Florentine, a beach volleyball player who adapted his skills to the indoor game, made the second-tier national team, which is designed to develop players for the 1996 Olympics.

Steve Odgers, a former Irvine decathlete, has been in a lot of races. But a pennant race?

Odgers is in his first season as strength and conditioning coach with the Chicago White Sox, the only team anywhere near the Oakland Athletics in the American League West.

Odgers, 28, was assistant director of conditioning for the White Sox’s organization in 1988-89, and was hired to join the major league club when Tim Wilson left to become strength coach at Nevada Las Vegas.

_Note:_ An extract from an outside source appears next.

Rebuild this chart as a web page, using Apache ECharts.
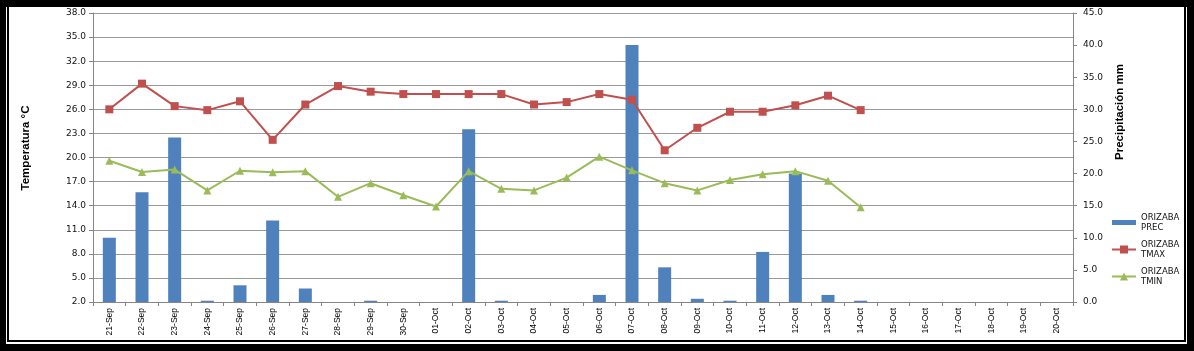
<!DOCTYPE html>
<html>
<head>
<meta charset="utf-8">
<script src="https://cdn.jsdelivr.net/npm/echarts@6/dist/echarts.min.js"></script>
<style>
body{margin:0;background:#fff;}
#chart{position:absolute;left:0;top:0;width:1194px;height:351px;}
.b{position:absolute;background:#000;}
</style>
</head>
<body>
<div id="chart"></div>
<div class="b" style="left:0;top:0;width:1194px;height:7px"></div>
<div class="b" style="left:0;top:0;width:6px;height:351px"></div>
<div class="b" style="left:7px;top:7px;width:2px;height:335px"></div>
<div class="b" style="left:7px;top:340px;width:1179px;height:2px"></div>
<div class="b" style="left:0;top:344px;width:1194px;height:7px"></div>
<div class="b" style="left:1184px;top:6px;width:2px;height:336px"></div>
<div class="b" style="left:1187px;top:0;width:7px;height:351px"></div>
<script>
let days=["21-Sep","22-Sep","23-Sep","24-Sep","25-Sep","26-Sep","27-Sep","28-Sep","29-Sep","30-Sep",
	"01-Oct","02-Oct","03-Oct","04-Oct","05-Oct","06-Oct","07-Oct","08-Oct","09-Oct","10-Oct",
	"11-Oct","12-Oct","13-Oct","14-Oct","15-Oct","16-Oct","17-Oct","18-Oct","19-Oct","20-Oct"];
let prec=[10.0,17.1,25.6,0.2,2.6,12.7,2.1,0,0.2,0,
	0,26.9,0.2,0,0,1.1,40.0,5.4,0.5,0.2,
	7.8,20.0,1.1,0.2,null,null,null,null,null,null];
let tmax=[26.0,29.2,26.4,25.9,27.0,22.2,26.6,28.9,28.2,27.9,
	27.9,27.9,27.9,26.6,26.9,27.9,27.2,20.9,23.7,25.7,
	25.7,26.5,27.7,25.9,null,null,null,null,null,null];
let tmin=[19.6,18.2,18.5,15.9,18.35,18.15,18.3,15.1,16.8,15.3,
	13.9,18.3,16.1,15.9,17.5,20.1,18.4,16.8,15.9,17.2,
	17.9,18.3,17.1,13.8,null,null,null,null,null,null];

let chart=echarts.init(document.getElementById('chart'));

let axisFont={fontFamily:"DejaVu Sans",fontSize:9,color:"#111"};

chart.setOption({
	animation:false,
	backgroundColor:"#fff",
	grid:{left:93,right:121,top:13,bottom:49},
	legend:{
		orient:"vertical",
		left:1106,
		top:203,
		itemWidth:24,
		itemHeight:10,
		itemGap:-2,
		textStyle:{fontFamily:"DejaVu Sans",fontSize:8.5,color:"#111",lineHeight:10,padding:[9,0,0,0]},
		data:[
			{name:"ORIZABA\nPREC",icon:"path://M0,0H24V5H0Z"},
			{name:"ORIZABA\nTMAX"},
			{name:"ORIZABA\nTMIN"},
		],
	},
	xAxis:{
		type:"category",
		data:days,
		boundaryGap:true,
		axisLine:{lineStyle:{color:"#868686"}},
		axisTick:{show:true,length:4,lineStyle:{color:"#868686"}},
		axisLabel:{rotate:90,interval:0,margin:6,fontFamily:"Liberation Sans",fontSize:8.5,color:"#000"},
	},
	yAxis:[
		{
			type:"value",
			min:2,
			max:38,
			interval:3,
			axisLine:{show:true,lineStyle:{color:"#868686"}},
			axisTick:{show:true,length:4,lineStyle:{color:"#868686"}},
			axisLabel:Object.assign({margin:7,formatter:function(v){return v.toFixed(1);}},axisFont),
			splitLine:{show:true,lineStyle:{color:"#999"}},
		},
		{
			type:"value",
			min:0,
			max:45,
			interval:5,
			position:"right",
			axisLine:{show:true,lineStyle:{color:"#868686"}},
			axisTick:{show:true,length:4,lineStyle:{color:"#868686"}},
			axisLabel:Object.assign({margin:10,formatter:function(v){return v.toFixed(1);}},axisFont),
			splitLine:{show:false},
		},
	],
	graphic:[
		{type:"text",x:26,y:148,rotation:Math.PI/2,
			style:{text:"Temperatura °C",font:"bold 11.5px 'Liberation Sans'",fill:"#000",align:"center",verticalAlign:"middle"}},
		{type:"text",x:1120,y:112,rotation:Math.PI/2,
			style:{text:"Precipitación mm",font:"bold 11.5px 'Liberation Sans'",fill:"#000",align:"center",verticalAlign:"middle"}},
	],
	series:[
		{
			name:"ORIZABA\nPREC",
			type:"bar",
			yAxisIndex:1,
			data:prec,
			barWidth:13,
			itemStyle:{color:"#4f81bd"},
		},
		{
			name:"ORIZABA\nTMAX",
			type:"line",
			yAxisIndex:0,
			data:tmax,
			symbol:"rect",
			symbolSize:8,
			itemStyle:{color:"#c0504d"},
			lineStyle:{color:"#c0504d",width:2},
		},
		{
			name:"ORIZABA\nTMIN",
			type:"line",
			yAxisIndex:0,
			data:tmin,
			symbol:"triangle",
			symbolSize:8,
			itemStyle:{color:"#9bbb59"},
			lineStyle:{color:"#9bbb59",width:2},
		},
	],
});
</script>
</body>
</html>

Odgers, who earned a BA in social ecology from Irvine in 1985, was the sixth-ranked U.S. decathlete in 1989 and finished 11th at the U.S. Olympic Trials in 1988.

Anteater Notes

The defending national champion Irvine water polo team will play in a scrimmage tournament at Cal State Long Beach at 8:30 a.m. Saturday at the Long Beach campus pool. Pablo Yrizar led the Anteaters with 53 goals last season. Irvine was 27-6 and defeated California, 9-8, in the NCAA title game. The Anteaters open the regular season Sept. 14-16 in the annual UCI Water Polo Tournament at the Corona del Mar High School pool. The top nine teams in the nation in last season’s final poll will compete. . . . The women’s volleyball team, 18-14 overall last season, plays Oklahoma in its home opener Saturday at Crawford Hall. The team was 1-3 in the Sun Devil Labor Day Challenge at Tempe, Ariz., last weekend, where Kim Collins, formerly of Tustin High School, made the all-tournament team. Two freshmen have emerged as standouts: Traci Webb, formerly of University High, and Vesna Sepic, who has moved into the starting lineup at right outside hitter. . . . The women’s soccer team, which finished with a 5-11-4 record last season, lost to UC Santa Barbara, 3-0, in its season opener and plays UC Davis and Chico State on the road this week. The team is coached by Ray Smith, who is beginning his first season.